2.90. 3D Convolution with Activation and Clamping
Performs a 3D convolution on input data using a specified kernel, applies a LeakyReLU activation, adds a fixed tensor to the convolution result, clamps the result between -1 and 1, and finally computes the GELU activation on the data.
Progress
Optimization Timeline
Step 3 Details
Reasoning
We can improve the kernel performance for the typical case of kernel size 3 and in_channels 3 by fully unrolling the convolution loops over the spatial dimensions and channels. Our previous version already had an unrolled branch for k==3; now we add an inner branch when in_channels==3 so that we unroll the channel loop as well. This minimizes loop control overhead and maximizes instruction-level parallelism. The subsequent operations (LeakyReLU, bias addition, addition of the broadcast sum_tensor, clamping, and GELU activation) remain the same. Our Python module remains unchanged except that it calls our updated fused CUDA operator. This change should yield a further speedup over our previous version without compromising correctness. Below are our updated Python and CUDA modules.

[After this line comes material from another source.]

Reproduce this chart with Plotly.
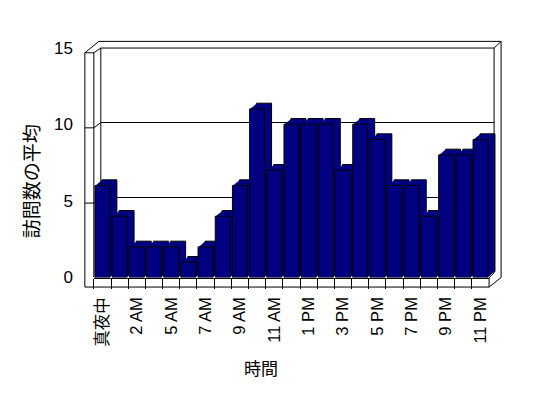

#include <torch/extension.h>
#include <c10/cuda/CUDAGuard.h>
#include <cuda.h>
#include <cuda_runtime.h>
#include <math.h>
// Fused kernel: performs 3D convolution, then applies:
// - LeakyReLU (negative_slope=0.2)
// - Adds conv_bias and a broadcast sum_tensor (indexed by output channel)
// - Clamps the result between -1.0 and 1.0
// - Applies approximate GELU activation.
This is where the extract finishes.